# What this task involves
Can you print the data exactly and leave out each image?

◇ ◇ ◇ ◇ ◇

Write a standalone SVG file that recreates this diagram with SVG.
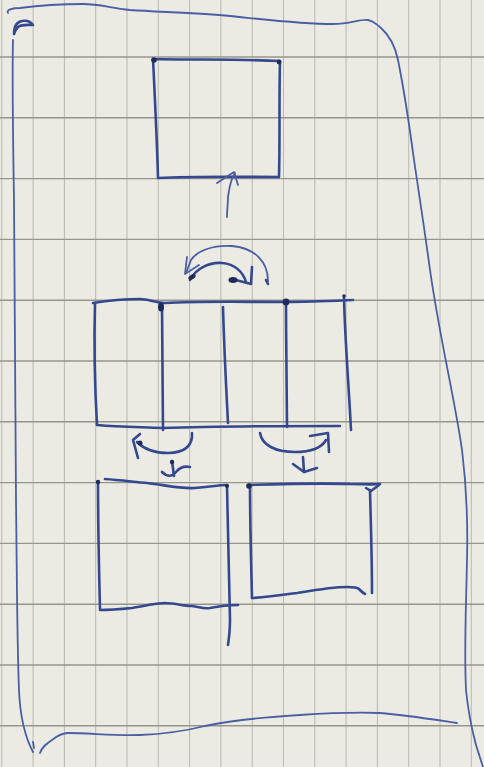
<svg xmlns="http://www.w3.org/2000/svg" width="484" height="767" viewBox="0 0 484 767">
  <style>
    .paper { fill: #ecebe3; }
    .gv { stroke: #b3b2a8; stroke-width: 0.9; fill: none; }
    .gh { stroke: #96958c; stroke-width: 1.4; fill: none; }
    .ink { stroke: #34488f; stroke-width: 2.6; fill: none; stroke-linecap: round; stroke-linejoin: round; }
    .thin { stroke: #4a5fa3; stroke-width: 1.8; fill: none; stroke-linecap: round; stroke-linejoin: round; }
    .blob { fill: #1f2b5c; }
  </style>
  <rect class="paper" x="0" y="0" width="484" height="767"/>
  <g id="grid">
    <path class="gv" d="M1.8,0V767 M33.1,0V767 M64.4,0V767 M95.7,0V767 M127,0V767 M158.3,0V767 M189.6,0V767 M220.9,0V767 M252.2,0V767 M283.5,0V767 M314.8,0V767 M346.1,0V767 M377.4,0V767 M408.7,0V767 M440,0V767 M471.3,0V767"/>
    <path class="gh" d="M0,57H484 M0,117.8H484 M0,178.6H484 M0,239.4H484 M0,300.2H484 M0,361H484 M0,421.8H484 M0,482.6H484 M0,543.4H484 M0,604.2H484 M0,665H484 M0,725.8H484"/>
  </g>
  <g id="frame">
    <path class="thin" d="M8,13 C6,10 12,8 20,8 C35,6 55,4 83,4 C100,4 110,8 130,10 C160,12 200,13 230,16 C260,19 300,24 333,24 C350,24 360,19 368,20 C374,21 376,24 380,27 C388,34 395,45 398,60 C404,90 410,130 414,160 C420,200 426,240 430,270 C440,340 455,400 462,450 C467,490 468,520 467,560 C466,610 464,650 466,690 C468,710 472,730 476,745 L483,767"/>
    <path class="thin" d="M13,40 C12,80 13,140 14,200 C14,300 15,400 16,500 C17,580 17,640 19,690 C20,715 24,735 33,752"/>
    <path class="ink" d="M14,34 C14,27 16,22 22,21 C27,20 31,22 33,25 C28,25 22,24 18,27 C16,29 15,31 14,34 Z" fill="#1f2b5c"/>
    <path class="thin" d="M33,742 L34,748"/>
    <path class="thin" d="M40,753 C42,747 46,744 52,740 C57,736 62,733 68,733 C90,733 115,736 140,735 C165,734 185,731 205,726 C235,720 265,717 300,715 C330,713 355,712 380,713 C405,715 430,719 457,723"/>
  </g>
  <g id="top-box">
    <path class="ink" d="M153,59 C190,60 240,59 280,61 M280,61 C279,100 280,140 279,177 M279,177 C240,177 200,176 158,178 M158,178 C157,140 155,100 153,59"/>
    <circle class="blob" cx="154" cy="60" r="2.8"/>
    <circle class="blob" cx="279" cy="62" r="2.4"/>
  </g>
  <g id="middle-box">
    <path class="ink" d="M93,303 C105,301 125,299 140,299 C150,299 155,303 165,303 C200,301 240,302 285,302 C310,302 330,301 353,300"/>
    <path class="ink" d="M95,303 C94,340 95,390 97,425"/>
    <path class="ink" d="M97,425 C120,427 140,427 163,428 C220,426 280,426 340,426"/>
    <path class="ink" d="M162,305 C162,345 163,390 163,430"/>
    <path class="ink" d="M223,307 C224,345 226,385 228,423"/>
    <path class="ink" d="M286,302 C286,345 287,390 287,427"/>
    <path class="ink" d="M344,298 C345,340 349,390 351,430"/>
    <ellipse class="blob" cx="161" cy="307" rx="3" ry="4.5"/>
    <circle class="blob" cx="286" cy="302" r="3.4"/>
    <circle class="blob" cx="344" cy="296" r="1.8"/>
  </g>
  <g id="bottom-left-box">
    <path class="ink" d="M105,479 C120,480 135,482 147,483 C165,485 180,489 195,488 C210,487 218,485 227,485"/>
    <path class="ink" d="M98,482 C98,520 99,570 100,609"/>
    <path class="ink" d="M100,610 C112,610 122,609 132,608 C145,606 155,603 165,603 C175,603 182,606 192,606 C200,607 203,609 210,608 C220,606 230,605 238,605"/>
    <path class="ink" d="M227,485 C228,530 229,580 230,620 C230,630 229,638 228,645"/>
    <circle class="blob" cx="98" cy="482" r="2.2"/>
    <circle class="blob" cx="227" cy="486" r="2"/>
  </g>
  <g id="bottom-right-box">
    <path class="ink" d="M248,485 C280,484 320,483 350,484 C362,484 372,485 380,484"/>
    <path class="ink" d="M370,490 C371,530 372,560 372,593"/>
    <path class="ink" d="M366,488 L371,491 L379,485"/>
    <path class="ink" d="M250,485 C250,520 251,560 252,598"/>
    <path class="ink" d="M252,598 C268,597 282,595 297,593 C315,590 332,587 347,587 C353,587 357,587 359,589 C361,591 363,593 365,594"/>
    <circle class="blob" cx="249" cy="486" r="2.8"/>
  </g>
  <g id="connectors">
    <path class="thin" d="M227,217 C227,210 228,203 228,197 C229,190 230,184 232,179 L235,173"/>
    <path class="thin" d="M217,183 L234,172 L238,185"/>
    <path class="thin" d="M268,281 C268,262 255,248 232,246 C212,245 197,251 191,260 L186,273"/>
    <path class="thin" d="M187,257 L185,274 L199,265"/>
    <path class="ink" d="M266,280 L268,284" stroke-width="3.4"/>
    <path class="ink" d="M190,280 C196,268 210,262 222,263 C235,264 243,272 246,282"/>
    <path class="ink" d="M232,279 L251,284 L252,267"/>
    <ellipse class="blob" cx="233" cy="280" rx="4.5" ry="3"/>
    <ellipse class="blob" cx="192" cy="277" rx="4" ry="2.2" transform="rotate(-30 192 277)"/>
    <path class="ink" d="M192,433 C193,446 184,453 168,453 C155,453 144,449 137,442"/>
    <path class="ink" d="M140,434 L133,440 L138,458"/>
    <circle class="blob" cx="140" cy="443" r="2.5"/>
    <path class="ink" d="M162,472 C167,477 172,477 176,472 C180,467 185,466 190,467"/>
    <path class="ink" d="M172,461 L174,476"/>
    <circle class="blob" cx="172" cy="462" r="2.2"/>
    <path class="ink" d="M260,433 C262,445 275,452 295,452 C312,452 322,447 326,440"/>
    <path class="ink" d="M310,436 L328,433 L329,452"/>
    <path class="ink" d="M303,457 L304,472"/>
    <path class="ink" d="M293,464 L304,472 L317,468"/>
  </g>
</svg>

◇ ◇ ◇ ◇ ◇

# Final answer
Write a standalone SVG file that recreates this diagram with SVG.
<svg xmlns="http://www.w3.org/2000/svg" width="484" height="767" viewBox="0 0 484 767">
  <style>
    .paper { fill: #ecebe3; }
    .gv { stroke: #b3b2a8; stroke-width: 0.9; fill: none; }
    .gh { stroke: #96958c; stroke-width: 1.4; fill: none; }
    .ink { stroke: #34488f; stroke-width: 2.6; fill: none; stroke-linecap: round; stroke-linejoin: round; }
    .thin { stroke: #4a5fa3; stroke-width: 1.8; fill: none; stroke-linecap: round; stroke-linejoin: round; }
    .blob { fill: #1f2b5c; }
  </style>
  <rect class="paper" x="0" y="0" width="484" height="767"/>
  <g id="grid">
    <path class="gv" d="M1.8,0V767 M33.1,0V767 M64.4,0V767 M95.7,0V767 M127,0V767 M158.3,0V767 M189.6,0V767 M220.9,0V767 M252.2,0V767 M283.5,0V767 M314.8,0V767 M346.1,0V767 M377.4,0V767 M408.7,0V767 M440,0V767 M471.3,0V767"/>
    <path class="gh" d="M0,57H484 M0,117.8H484 M0,178.6H484 M0,239.4H484 M0,300.2H484 M0,361H484 M0,421.8H484 M0,482.6H484 M0,543.4H484 M0,604.2H484 M0,665H484 M0,725.8H484"/>
  </g>
  <g id="frame">
    <path class="thin" d="M8,13 C6,10 12,8 20,8 C35,6 55,4 83,4 C100,4 110,8 130,10 C160,12 200,13 230,16 C260,19 300,24 333,24 C350,24 360,19 368,20 C374,21 376,24 380,27 C388,34 395,45 398,60 C404,90 410,130 414,160 C420,200 426,240 430,270 C440,340 455,400 462,450 C467,490 468,520 467,560 C466,610 464,650 466,690 C468,710 472,730 476,745 L483,767"/>
    <path class="thin" d="M13,40 C12,80 13,140 14,200 C14,300 15,400 16,500 C17,580 17,640 19,690 C20,715 24,735 33,752"/>
    <path class="ink" d="M14,34 C14,27 16,22 22,21 C27,20 31,22 33,25 C28,25 22,24 18,27 C16,29 15,31 14,34 Z" fill="#1f2b5c"/>
    <path class="thin" d="M33,742 L34,748"/>
    <path class="thin" d="M40,753 C42,747 46,744 52,740 C57,736 62,733 68,733 C90,733 115,736 140,735 C165,734 185,731 205,726 C235,720 265,717 300,715 C330,713 355,712 380,713 C405,715 430,719 457,723"/>
  </g>
  <g id="top-box">
    <path class="ink" d="M153,59 C190,60 240,59 280,61 M280,61 C279,100 280,140 279,177 M279,177 C240,177 200,176 158,178 M158,178 C157,140 155,100 153,59"/>
    <circle class="blob" cx="154" cy="60" r="2.8"/>
    <circle class="blob" cx="279" cy="62" r="2.4"/>
  </g>
  <g id="middle-box">
    <path class="ink" d="M93,303 C105,301 125,299 140,299 C150,299 155,303 165,303 C200,301 240,302 285,302 C310,302 330,301 353,300"/>
    <path class="ink" d="M95,303 C94,340 95,390 97,425"/>
    <path class="ink" d="M97,425 C120,427 140,427 163,428 C220,426 280,426 340,426"/>
    <path class="ink" d="M162,305 C162,345 163,390 163,430"/>
    <path class="ink" d="M223,307 C224,345 226,385 228,423"/>
    <path class="ink" d="M286,302 C286,345 287,390 287,427"/>
    <path class="ink" d="M344,298 C345,340 349,390 351,430"/>
    <ellipse class="blob" cx="161" cy="307" rx="3" ry="4.5"/>
    <circle class="blob" cx="286" cy="302" r="3.4"/>
    <circle class="blob" cx="344" cy="296" r="1.8"/>
  </g>
  <g id="bottom-left-box">
    <path class="ink" d="M105,479 C120,480 135,482 147,483 C165,485 180,489 195,488 C210,487 218,485 227,485"/>
    <path class="ink" d="M98,482 C98,520 99,570 100,609"/>
    <path class="ink" d="M100,610 C112,610 122,609 132,608 C145,606 155,603 165,603 C175,603 182,606 192,606 C200,607 203,609 210,608 C220,606 230,605 238,605"/>
    <path class="ink" d="M227,485 C228,530 229,580 230,620 C230,630 229,638 228,645"/>
    <circle class="blob" cx="98" cy="482" r="2.2"/>
    <circle class="blob" cx="227" cy="486" r="2"/>
  </g>
  <g id="bottom-right-box">
    <path class="ink" d="M248,485 C280,484 320,483 350,484 C362,484 372,485 380,484"/>
    <path class="ink" d="M370,490 C371,530 372,560 372,593"/>
    <path class="ink" d="M366,488 L371,491 L379,485"/>
    <path class="ink" d="M250,485 C250,520 251,560 252,598"/>
    <path class="ink" d="M252,598 C268,597 282,595 297,593 C315,590 332,587 347,587 C353,587 357,587 359,589 C361,591 363,593 365,594"/>
    <circle class="blob" cx="249" cy="486" r="2.8"/>
  </g>
  <g id="connectors">
    <path class="thin" d="M227,217 C227,210 228,203 228,197 C229,190 230,184 232,179 L235,173"/>
    <path class="thin" d="M217,183 L234,172 L238,185"/>
    <path class="thin" d="M268,281 C268,262 255,248 232,246 C212,245 197,251 191,260 L186,273"/>
    <path class="thin" d="M187,257 L185,274 L199,265"/>
    <path class="ink" d="M266,280 L268,284" stroke-width="3.4"/>
    <path class="ink" d="M190,280 C196,268 210,262 222,263 C235,264 243,272 246,282"/>
    <path class="ink" d="M232,279 L251,284 L252,267"/>
    <ellipse class="blob" cx="233" cy="280" rx="4.5" ry="3"/>
    <ellipse class="blob" cx="192" cy="277" rx="4" ry="2.2" transform="rotate(-30 192 277)"/>
    <path class="ink" d="M192,433 C193,446 184,453 168,453 C155,453 144,449 137,442"/>
    <path class="ink" d="M140,434 L133,440 L138,458"/>
    <circle class="blob" cx="140" cy="443" r="2.5"/>
    <path class="ink" d="M162,472 C167,477 172,477 176,472 C180,467 185,466 190,467"/>
    <path class="ink" d="M172,461 L174,476"/>
    <circle class="blob" cx="172" cy="462" r="2.2"/>
    <path class="ink" d="M260,433 C262,445 275,452 295,452 C312,452 322,447 326,440"/>
    <path class="ink" d="M310,436 L328,433 L329,452"/>
    <path class="ink" d="M303,457 L304,472"/>
    <path class="ink" d="M293,464 L304,472 L317,468"/>
  </g>
</svg>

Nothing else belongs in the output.